* **GIVEN INSTRUCTION**: In the lines below, output everything from the first line through the line containing "const seriesNames = ['測定値(MH1)', '解析結果(27%)', '解析結果(25%)'];" exactly as it is. Pictures are not part of the output.

* **GIVEN DATA**:
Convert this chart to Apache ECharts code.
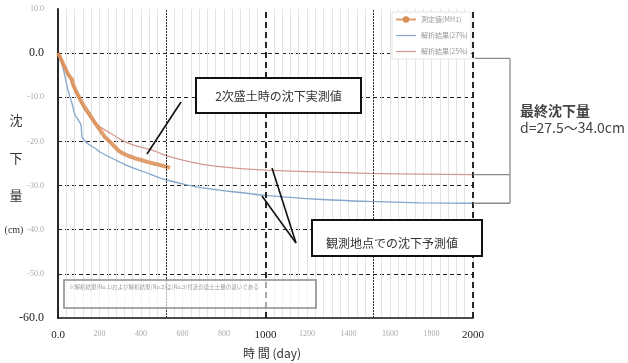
<!DOCTYPE html>
<html>
<head>
<meta charset="utf-8">
<script src="https://cdn.jsdelivr.net/npm/echarts@6/dist/echarts.min.js"></script>
<style>
  html, body { margin: 0; padding: 0; background: #fff; }
  #chart { width: 628px; height: 363px; }
</style>
</head>
<body>
<div id="chart"></div>
<script>
// Settlement vs. time: measured values during the 2nd embankment and two analysis curves
const seriesNames = ['測定値(MH1)', '解析結果(27%)', '解析結果(25%)'];

// measured settlement [day, cm]
const measured = [
  [0, 0], [10, -0.9], [29, -2.9], [48, -4.7], [58, -5.4], [67, -5.9], [72, -7.0],
  [82, -8.1], [101, -9.9], [116, -11.3], [135, -12.7], [154, -14.0], [178, -15.8],
  [202, -17.4], [226, -19.0], [251, -20.1], [275, -21.3], [290, -22.0], [308, -22.6],
  [340, -23.3], [370, -23.8], [400, -24.2], [434, -24.7], [470, -25.1], [510, -25.6],
  [540, -26.0]
];

// analysis result (27%)
const analysis27 = [
  [0, 0], [10, -0.9], [29, -4.3], [48, -8.4], [67, -11.3], [82, -14.0], [101, -15.4],
  [111, -16.3], [116, -19.0], [130, -19.9], [145, -20.6], [178, -21.5], [202, -22.4],
  [255, -23.7], [308, -24.9], [361, -26.0], [443, -27.4], [492, -28.3], [600, -29.6],
  [684, -30.4], [843, -31.4], [1000, -32.2], [1250, -33.1], [1500, -33.6],
  [1750, -33.9], [2000, -34.0]
];

// analysis result (25%)
const analysis25 = [
  [0, 0], [39, -3.8], [82, -8.4], [130, -12.9], [178, -15.8], [202, -16.7],
  [251, -18.1], [308, -19.7], [361, -20.8], [467, -22.2], [525, -23.3], [684, -25.1],
  [843, -26.0], [1000, -26.5], [1250, -26.9], [1500, -27.25], [1750, -27.4],
  [2000, -27.5]
];

const xTicks = { min: 0, max: 2000, step: 200 };
const yTicks = { min: -60, max: 10, step: 10 };
const xStrong = [0, 1000, 2000];
const yStrong = [0, -60];
const finalSettlement = [27.5, 34.0];
const bracketTopValue = -1.2;

const chart = echarts.init(document.getElementById('chart'), null, { renderer: 'canvas' });

const serif = '"Liberation Serif", "DejaVu Serif", serif';
const cjk = '"Noto Sans CJK JP", "Noto Sans", sans-serif';
const flatLineIcon = 'path://M0,0 L22,0 L22,1.3 L0,1.3 Z';

const option = {
  backgroundColor: '#ffffff',
  animation: false,
  grid: { left: 58, right: 155, top: 9, bottom: 45 },
  legend: {
    orient: 'vertical',
    left: 392, top: 12,
    itemGap: 9,
    itemWidth: 20, itemHeight: 8,
    textStyle: { fontSize: 7, color: '#999', fontFamily: cjk },
    backgroundColor: '#ffffff',
    borderColor: '#e6e6e6', borderWidth: 1,
    padding: [4, 3, 4, 3],
    data: [
      { name: seriesNames[0] },
      { name: seriesNames[1], icon: flatLineIcon },
      { name: seriesNames[2], icon: flatLineIcon }
    ]
  },
  xAxis: {
    type: 'value',
    min: xTicks.min, max: xTicks.max, interval: xTicks.step,
    axisLine: { show: true, onZero: false, lineStyle: { color: '#111', width: 1.6 } },
    axisTick: { show: false },
    axisLabel: {
      margin: 12,
      formatter: v => xStrong.includes(v) ? '{s|' + (v === 0 ? '0.0' : v) + '}' : '{w|' + v + '}',
      rich: {
        s: { fontFamily: serif, fontSize: 11, color: '#222' },
        w: { fontFamily: serif, fontSize: 8, color: '#aaa' }
      }
    },
    splitLine: { show: true, lineStyle: { color: '#e3e3e3', width: 1 } },
    minorTick: { show: false, splitNumber: 5 },
    minorSplitLine: { show: true, lineStyle: { color: '#e3e3e3', width: 1 } }
  },
  yAxis: {
    type: 'value',
    min: yTicks.min, max: yTicks.max, interval: yTicks.step,
    axisLine: { show: true, onZero: false, lineStyle: { color: '#111', width: 1.8 } },
    axisTick: { show: false },
    axisLabel: {
      margin: 14,
      formatter: v => yStrong.includes(v) ? '{s|' + v.toFixed(1) + '}' : '{w|' + v.toFixed(1) + '}',
      rich: {
        s: { fontFamily: serif, fontSize: 12, color: '#222' },
        w: { fontFamily: serif, fontSize: 8, color: '#aaa' }
      }
    },
    splitLine: {
      show: true, showMaxLine: false, showMinLine: false,
      lineStyle: { color: '#222', width: 1.2, type: [4, 3] }
    }
  },
  series: [
    {
      name: seriesNames[0], type: 'line', data: measured,
      symbol: 'circle', symbolSize: 3, showSymbol: false,
      lineStyle: { color: '#d98d52', width: 4, opacity: 0.85 },
      itemStyle: { color: '#d98d52' },
      z: 4
    },
    {
      name: seriesNames[1], type: 'line', data: analysis27, smooth: 0.2,
      symbol: 'none',
      lineStyle: { color: '#86a6cc', width: 1.3 },
      itemStyle: { color: '#86a6cc' },
      z: 3,
      markLine: {
        silent: true, symbol: 'none', label: { show: false },
        data: [
          { xAxis: 1000, lineStyle: { color: '#111', width: 1.8, type: [6, 4] } },
          { xAxis: 2000, lineStyle: { color: '#111', width: 1.8, type: [6, 4] } },
          { xAxis: 520, lineStyle: { color: '#333', width: 1, type: [2, 1] } },
          { xAxis: 1520, lineStyle: { color: '#333', width: 1, type: [2, 1] } }
        ]
      }
    },
    {
      name: seriesNames[2], type: 'line', data: analysis25, smooth: 0.2,
      symbol: 'none',
      lineStyle: { color: '#d39a90', width: 1.3 },
      itemStyle: { color: '#d39a90' },
      z: 3
    }
  ]
};

chart.setOption(option);

// annotation boxes, callouts, axis titles and the final-settlement bracket
const px = (x, y) => chart.convertToPixel({ gridIndex: 0 }, [x, y]);
const top0 = px(xTicks.max, bracketTopValue);
const redEnd = px(xTicks.max, -finalSettlement[0]);
const blueEnd = px(xTicks.max, -finalSettlement[1]);
const bx = 510;
const grey = { stroke: '#8a8a8a', lineWidth: 1.3 };

const graphics = [
  // note box in the lower left of the plot
  { type: 'rect', shape: { x: 64, y: 280, width: 252, height: 28 },
    style: { fill: 'rgba(255,255,255,0.6)', stroke: '#8c8c8c', lineWidth: 1.6 }, z: 10 },
  { type: 'text', left: 69, top: 284, z: 11,
    style: { text: '※解析結果(No.1)および解析結果(No.2)は(No.3)付近の盛土土量の違いである',
             font: '5.5px ' + cjk, fill: '#999' } },

  // callout: measured values during 2nd embankment
  { type: 'line', shape: { x1: 147, y1: 154, x2: 181, y2: 102 },
    style: { stroke: '#111', lineWidth: 1.6 }, z: 10 },
  { type: 'rect', shape: { x: 196, y: 78, width: 165, height: 35 },
    style: { fill: '#fff', stroke: '#111', lineWidth: 2 }, z: 10 },
  { type: 'text', x: 278.5, y: 96, z: 11,
    style: { text: '2次盛土時の沈下実測値', font: '12px ' + cjk, fill: '#333',
             textAlign: 'center', textVerticalAlign: 'middle' } },

  // callout: predicted settlement at the observation point
  { type: 'line', shape: { x1: 272, y1: 168, x2: 296, y2: 243 },
    style: { stroke: '#111', lineWidth: 1.6 }, z: 10 },
  { type: 'line', shape: { x1: 262, y1: 196, x2: 296, y2: 243 },
    style: { stroke: '#111', lineWidth: 1.6 }, z: 10 },
  { type: 'rect', shape: { x: 312, y: 220, width: 170, height: 36 },
    style: { fill: '#fff', stroke: '#111', lineWidth: 2 }, z: 10 },
  { type: 'text', x: 392, y: 243, z: 11,
    style: { text: '観測地点での沈下予測値', font: '12px ' + cjk, fill: '#333',
             textAlign: 'center', textVerticalAlign: 'middle' } },

  // final settlement bracket
  { type: 'line', shape: { x1: top0[0] + 2, y1: top0[1], x2: bx, y2: top0[1] }, style: grey, z: 5 },
  { type: 'line', shape: { x1: redEnd[0], y1: redEnd[1], x2: bx, y2: redEnd[1] }, style: grey, z: 5 },
  { type: 'line', shape: { x1: blueEnd[0], y1: blueEnd[1], x2: bx, y2: blueEnd[1] }, style: grey, z: 5 },
  { type: 'line', shape: { x1: bx, y1: top0[1], x2: bx, y2: blueEnd[1] }, style: grey, z: 5 },
  { type: 'text', left: 520, top: 104, z: 11,
    style: { text: '最終沈下量', font: 'bold 14px ' + cjk, fill: '#444' } },
  { type: 'text', left: 520, top: 121, z: 11,
    style: { text: 'd=' + finalSettlement[0].toFixed(1) + '～' + finalSettlement[1].toFixed(1) + 'cm',
             font: '14px ' + cjk, fill: '#444' } },

  // axis titles
  { type: 'text', x: 272, y: 353, z: 11,
    style: { text: '時 間 (day)', font: '12px ' + cjk, fill: '#333',
             textAlign: 'center', textVerticalAlign: 'middle' } },
  { type: 'text', x: 16, y: 120, z: 11,
    style: { text: '沈', font: '13px ' + cjk, fill: '#333', textAlign: 'center', textVerticalAlign: 'middle' } },
  { type: 'text', x: 16, y: 158, z: 11,
    style: { text: '下', font: '13px ' + cjk, fill: '#333', textAlign: 'center', textVerticalAlign: 'middle' } },
  { type: 'text', x: 16, y: 195, z: 11,
    style: { text: '量', font: '13px ' + cjk, fill: '#333', textAlign: 'center', textVerticalAlign: 'middle' } },
  { type: 'text', x: 14, y: 230, z: 11,
    style: { text: '(cm)', font: '10px ' + serif, fill: '#333', textAlign: 'center', textVerticalAlign: 'middle' } }
];

chart.setOption({ graphic: graphics });
</script>
</body>
</html>
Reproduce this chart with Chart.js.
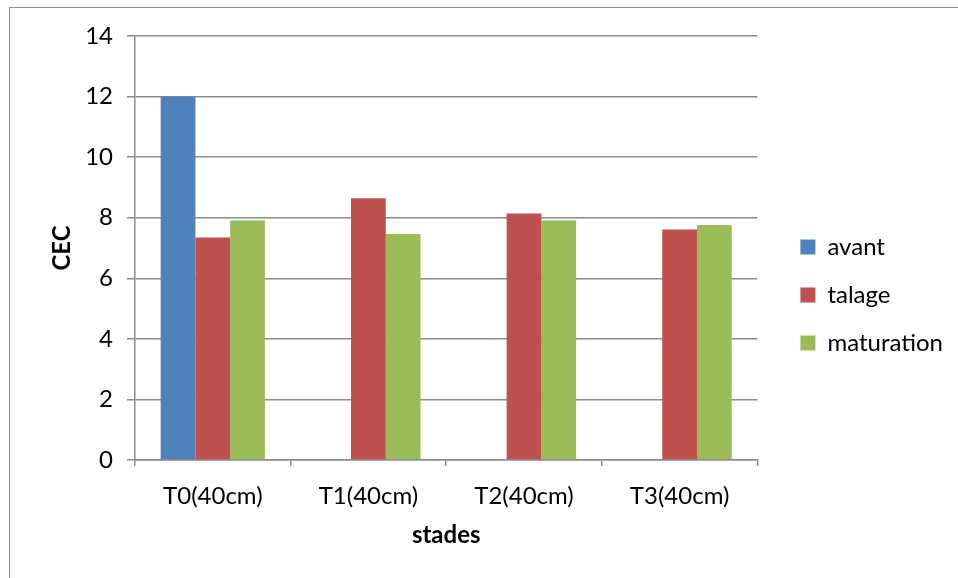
<!DOCTYPE html>
<html>
<head>
<meta charset="utf-8">
<script src="https://cdn.jsdelivr.net/npm/chart.js@4.4.1/dist/chart.umd.min.js"></script>
<style>
  html, body { margin: 0; padding: 0; background: #fff; }
  #wrap { position: relative; width: 958px; height: 578px; overflow: hidden; }
  #cadre { position: absolute; left: 9px; top: 7px; width: 1000px; height: 700px; border: 1px solid #8c8c8c; }
  #chartCEC { position: absolute; left: 0; top: 0; }
</style>
</head>
<body>
<div id="wrap">
  <div id="cadre"></div>
  <canvas id="chartCEC" width="958" height="578"></canvas>
</div>
<script>
// stades et valeurs de CEC
const stades = ["T0(40cm)", "T1(40cm)", "T2(40cm)", "T3(40cm)"];
const avant = [12, null, null, null];
const talage = [7.35, 8.64, 8.14, 7.61];
const maturation = [7.91, 7.46, 7.91, 7.76];
const yTicks = [0, 2, 4, 6, 8, 10, 12, 14];

const police = "Lato, 'Open Sans', sans-serif";
const gris = "#8c8c8c";

new Chart(document.getElementById("chartCEC"), {
    type: "bar",
    data: {
        labels: stades,
        datasets: [
            { label: "avant", data: avant, backgroundColor: "#4f81bd" },
            { label: "talage", data: talage, backgroundColor: "#c0504d" },
            { label: "maturation", data: maturation, backgroundColor: "#9bbb59" }
        ]
    },
    options: {
        responsive: false,
        animation: false,
        layout: { padding: { top: 36, right: 5, left: 0, bottom: 24 } },
        datasets: {
            bar: { categoryPercentage: 0.67, barPercentage: 1.0, borderWidth: 0 }
        },
        scales: {
            x: {
                grid: { drawOnChartArea: false, drawTicks: true, tickLength: 6, color: gris, lineWidth: 1.5 },
                border: { color: gris, width: 1.5 },
                ticks: { color: "#000", font: { family: police, size: 24 }, padding: 16, maxRotation: 0 },
                title: { display: true, text: "stades", color: "#000", font: { family: police, size: 24, weight: "bold" }, padding: { top: 0, bottom: 4 } },
                afterFit: function (scale) { scale.height = 94; }
            },
            y: {
                min: 0,
                max: 14,
                afterBuildTicks: function (scale) { scale.ticks = yTicks.map(v => ({ value: v })); },
                grid: { color: gris, lineWidth: 1.5, tickLength: 8 },
                border: { color: gris, width: 1.5 },
                ticks: { color: "#000", font: { family: police, size: 24 }, padding: 14 },
                title: { display: true, text: "CEC", color: "#000", font: { family: police, size: 24, weight: "bold" }, padding: { top: 48, bottom: 0 } },
                afterFit: function (scale) { scale.width = 135; }
            },
            // espace vide entre la zone du graphique et la légende
            marge: {
                type: "linear",
                position: "right",
                grid: { display: false },
                border: { display: false },
                ticks: { display: false },
                afterFit: function (scale) { scale.width = 19; }
            }
        },
        plugins: {
            tooltip: { enabled: false },
            legend: {
                position: "right",
                maxWidth: 300,
                labels: {
                    color: "#000",
                    font: { family: police, size: 24 },
                    boxWidth: 15,
                    boxHeight: 15,
                    padding: 24
                }
            }
        }
    }
});
</script>
</body>
</html>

* **FULL SOLUTION**:
Convert this chart to Apache ECharts code.
<!DOCTYPE html>
<html>
<head>
<meta charset="utf-8">
<script src="https://cdn.jsdelivr.net/npm/echarts@6/dist/echarts.min.js"></script>
<style>
  html, body { margin: 0; padding: 0; background: #fff; }
  #chart { width: 628px; height: 363px; }
</style>
</head>
<body>
<div id="chart"></div>
<script>
// Settlement vs. time: measured values during the 2nd embankment and two analysis curves
const seriesNames = ['測定値(MH1)', '解析結果(27%)', '解析結果(25%)'];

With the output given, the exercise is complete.